The -v flag from chapter 1 lives in the input section: it scales the input amplitude as the file is read, before any effects run. The vol effect (chapter 3) does the same arithmetic but in the effects chain. These two commands produce identical output:

sox -v 0.5 test.wav out.wav   # scale at input
sox test.wav out.wav vol 0.5  # scale in effects chain

-v is input-only — sox will reject it as an output flag. To scale the output, use vol or gain in the effects chain.

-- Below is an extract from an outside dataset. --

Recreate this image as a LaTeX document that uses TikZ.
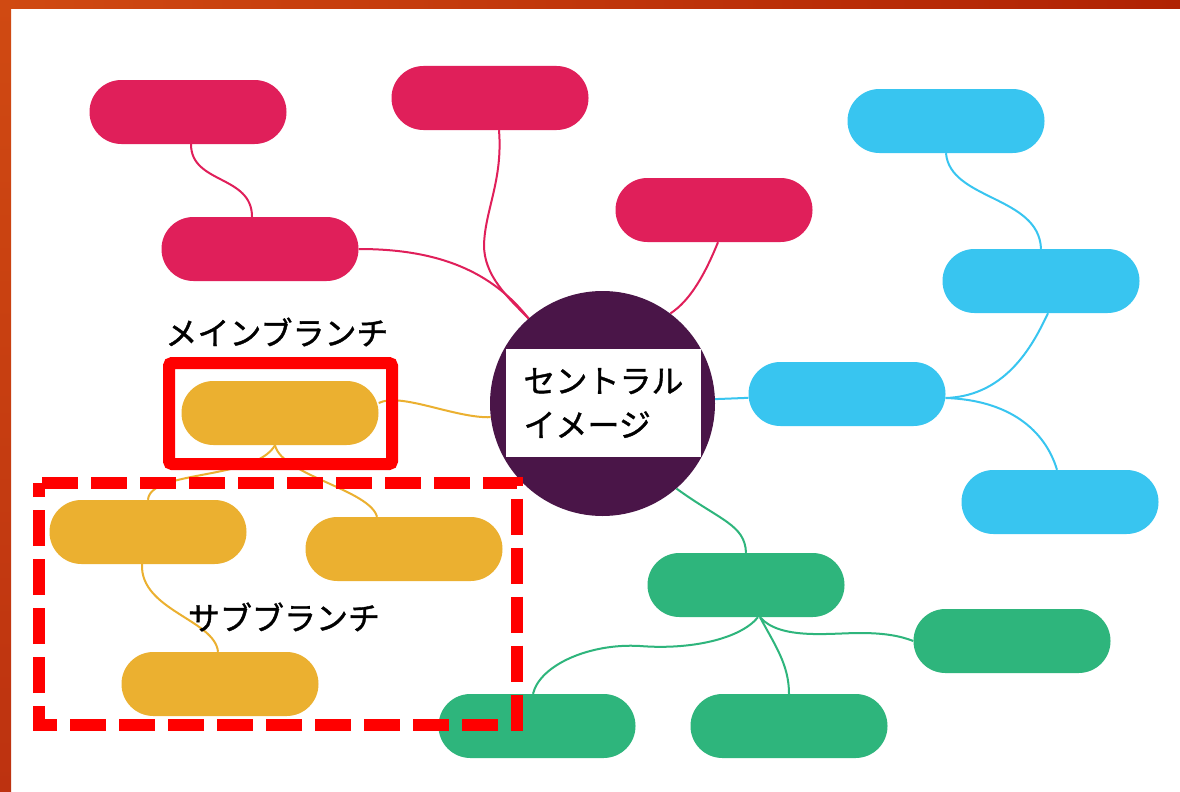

play and rec are just sox with one section missing. play has no output section (the speaker is implicit). rec has no input section (the microphone is implicit). Any effect chain you’d write after the output filename in sox comes directly after the input in play:

sox  test.wav out.wav highpass 300 norm -3
play test.wav            highpass 300 norm -3

Format flags are positional

A format flag describes the next filename in the command — input or output, depending on where you place it:

sox -r 8000 test.wav out.wav   # override input's declared rate; output inherits 8000 Hz
sox test.wav -r 8000 out.wav   # resample output to 8000 Hz; input rate unchanged
sox -r 16000 test.wav -r 8000 out.wav  # both specified explicitly

All three are valid and mean different things. Placing a flag in the wrong section will silently produce a different result than you intended, which is the most common source of bugs in sox commands. Format options are covered fully in chapter 5.

Effects come last

Effects go after the output filename. This surprises most people once and never again:

sox test.wav out.wav trim 5 10 reverse
#                    ───────────────── effects
play out.wav

Multiple effects are applied left to right: first trim, then reverse on the trimmed result.